Anyone familiar with the Cascade Fat Head ribbon mic? It is a Chinese mic that has an upgraded ribbon and some other minor changes done in the USA.

They are a poor man's Royer ribbon mic. Apparently great for recording electric guitar, drums and other instruments. Amazon has the basic unit for $215 CAD with free shipping.

They sell a number of configurations. The Fat Head II is the same guts but a slightly bigger body that accepts a Lundahl transformer, which then becomes an option.


----------



## mturk (Nov 27, 2013)

I have a pair I bought when they first came out. I’ve heard them called the poor mans Coles mic. I like them for things like cymbals, tambourine, anything I might consider on the harsh side because they will smooth things out in the top end. They are figure 8 so maybe not the best choice for drum overs in a low ceiling room. 

You have to be careful with them though as a burst of air can blow the ribbon.


----------



## Guest (Apr 20, 2019)

mturk said:


> I have a pair I bought when they first came out. I’ve heard them called the poor mans Coles mic. I like them for things like cymbals, tambourine, anything I might consider on the harsh side because they will smooth things out in the top end. They are figure 8 so maybe not the best choice for drum overs in a low ceiling room.
> 
> You have to be careful with them though as a burst of air can blow the ribbon.


I am going to use them for electric guitar. If I had $2,000 I would just buy a Royer 121. But that ain't gonna happen today. But a $300 Fat Head just might.


----------



## Merlin (Feb 23, 2009)

L&M used to sell the Art M5 ribbon, which looks suspiciously like the Cascade Fat Head.


----------



## Guest (Apr 20, 2019)

Merlin said:


> L&M used to sell the Art M5 ribbon, which looks suspiciously like the Cascade Fat Head.


The mic is made by a China company that rebrands them for other businesses. Nady sells a version too. Cascade brings them in and replaces the ribbon and some other mods, as well as quality control and testing. They offer upgrades to Lundahl transformers, active, matched stereo etc.


----------



## Granny Gremlin (Jun 3, 2016)

Haven't used it myself but have heard good things. 

I love cheap ribbons (though the Fathead is a bit more than cheap). Apex 205 or 210 (think it's just the 210B now - which is the version I have) are great bang for the buck. Really good for room mics; have used them on drums and vocals even (paired with a n LDC); have used the 205 on guitar cabs and acoustic.


----------



## Granny Gremlin (Jun 3, 2016)

In case anybody in the GTA is looking - this is an ART branded one for $50: M-Five ART Ribbon Mic

The only diff from the Cascade would be lack of upgraded/re-tensioned ribbon and no option for a transformer upgrade (not worth it IMHO, cost/benefit wise).

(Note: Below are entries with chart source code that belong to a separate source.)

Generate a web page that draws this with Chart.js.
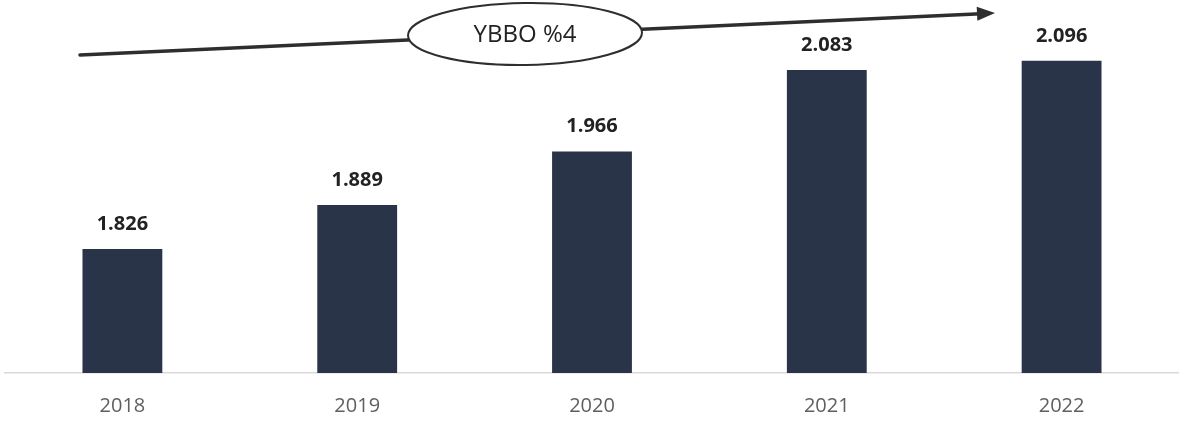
<!DOCTYPE html>
<html>
<head>
<meta charset="utf-8">
<script src="https://cdn.jsdelivr.net/npm/chart.js@4.4.0/dist/chart.umd.min.js"></script>
<style>
  html, body { margin: 0; padding: 0; background: #ffffff; }
  #wrap { width: 1179px; height: 423px; }
</style>
</head>
<body>
<div id="wrap"><canvas id="myChart" width="1179" height="423"></canvas></div>
<script>
// yearly totals
var years = ["2018", "2019", "2020", "2021", "2022"];
var totals = [1826, 1889, 1966, 2083, 2096];
var trendLabel = "YBBO %4";

var barColor = "#2a3448";

// thousands separator as a dot: 1826 -> 1.826
function fmt(v) {
  return v.toString().replace(/\B(?=(\d{3})+(?!\d))/g, ".");
}

// bold value on top of each bar
var valueLabels = {
  id: "valueLabels",
  afterDatasetsDraw: function (chart) {
    var ctx = chart.ctx;
    var meta = chart.getDatasetMeta(0);
    ctx.save();
    ctx.font = "bold 20px 'Open Sans'";
    ctx.fillStyle = "#222222";
    ctx.textAlign = "center";
    ctx.textBaseline = "middle";
    meta.data.forEach(function (bar, i) {
      ctx.fillText(fmt(totals[i]), bar.x, bar.y - 25);
    });
    ctx.restore();
  }
};

// growth arrow with the ellipse label in the middle
var trendArrow = {
  id: "trendArrow",
  afterDraw: function (chart) {
    var ctx = chart.ctx;
    var x0 = 80, y0 = 55, x1 = 995, y1 = 13;
    var ang = Math.atan2(y1 - y0, x1 - x0);
    ctx.save();
    ctx.strokeStyle = "#2e2e2e";
    ctx.fillStyle = "#2e2e2e";
    ctx.lineWidth = 3.5;
    ctx.lineCap = "round";
    ctx.beginPath();
    ctx.moveTo(x0, y0);
    ctx.lineTo(x1 - 14 * Math.cos(ang), y1 - 14 * Math.sin(ang));
    ctx.stroke();
    // arrow head
    ctx.beginPath();
    ctx.moveTo(x1, y1);
    ctx.lineTo(x1 - 18 * Math.cos(ang) + 7 * Math.sin(ang), y1 - 18 * Math.sin(ang) - 7 * Math.cos(ang));
    ctx.lineTo(x1 - 18 * Math.cos(ang) - 7 * Math.sin(ang), y1 - 18 * Math.sin(ang) + 7 * Math.cos(ang));
    ctx.closePath();
    ctx.fill();
    // ellipse
    ctx.beginPath();
    ctx.ellipse(525, 34, 117, 31, ang * 0.3, 0, Math.PI * 2);
    ctx.fillStyle = "#ffffff";
    ctx.fill();
    ctx.lineWidth = 2;
    ctx.stroke();
    ctx.fillStyle = "#222222";
    ctx.font = "24px 'Open Sans'";
    ctx.textAlign = "center";
    ctx.textBaseline = "middle";
    ctx.fillText(trendLabel, 525, 35);
    ctx.restore();
  }
};

var ctx = document.getElementById("myChart").getContext("2d");
var chart = new Chart(ctx, {
  type: "bar",
  data: {
    labels: years,
    datasets: [
      {
        data: totals,
        backgroundColor: barColor,
        barPercentage: 0.68,
        categoryPercentage: 0.5
      }
    ]
  },
  options: {
    responsive: false,
    animation: false,
    layout: { padding: { left: 5, right: 0, top: 10, bottom: 0 } },
    plugins: {
      legend: { display: false },
      tooltip: { enabled: false }
    },
    scales: {
      x: {
        grid: { display: false, drawTicks: false },
        border: { display: true, color: "#d9d9d9", width: 1.5 },
        ticks: {
          padding: 21,
          color: "#5f5f5f",
          font: { family: "'Open Sans'", size: 20 }
        },
        afterFit: function (scale) {
          scale.height = 50;
        }
      },
      y: {
        display: false,
        min: 1648,
        max: 2169
      }
    }
  },
  plugins: [valueLabels, trendArrow]
});
</script>
</body>
</html>
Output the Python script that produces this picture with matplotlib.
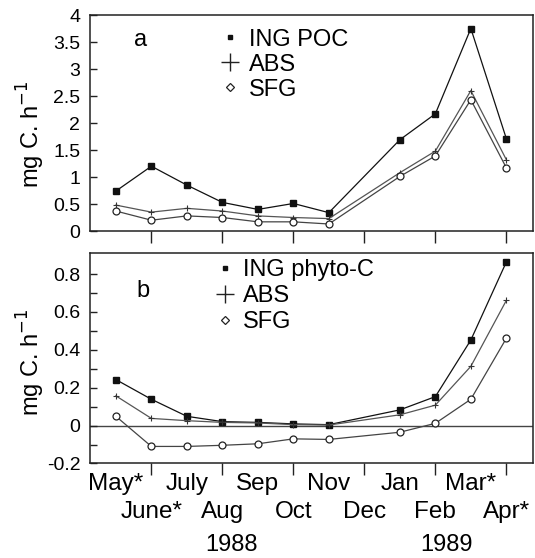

I've built my own ribbon mics before so I could take care of that ribbon (both of them - I think it's a dual ribbon design IIRC, but as I mentioned before I never owned/used one of these so not sure off the top of me head) - replace or re-tension and show you how. Not rocket science.


----------



## Guest (May 7, 2019)

Granny Gremlin said:


> In case anybody in the GTA is looking - this is an ART branded one for $50: M-Five ART Ribbon Mic
> 
> The only diff from the Cascade would be lack of upgraded/re-tensioned ribbon and no optuion for a transformer upgrade (not worth it IMHO, cost/benefit wise). I've beuilt my own ribbon mics before so I could take care of that ribbon (both of them - I think it's a dual ribbon design IIRC, but as I mentioned before I never owned/used one of these so not sure off the top of me head) - replace or re-tension and show you how. Not rocket science.


Well I bought the Cascade Fat Head II with the Lundahl transformer. I have not tried it but it looks like a nice mic...


----------



## Merlin (Feb 23, 2009)

Granny Gremlin said:


> In case anybody in the GTA is looking - this is an ART branded one for $50: M-Five ART Ribbon Mic


Nice deal. I’d grab it if I didn’t already have a pair of them.


----------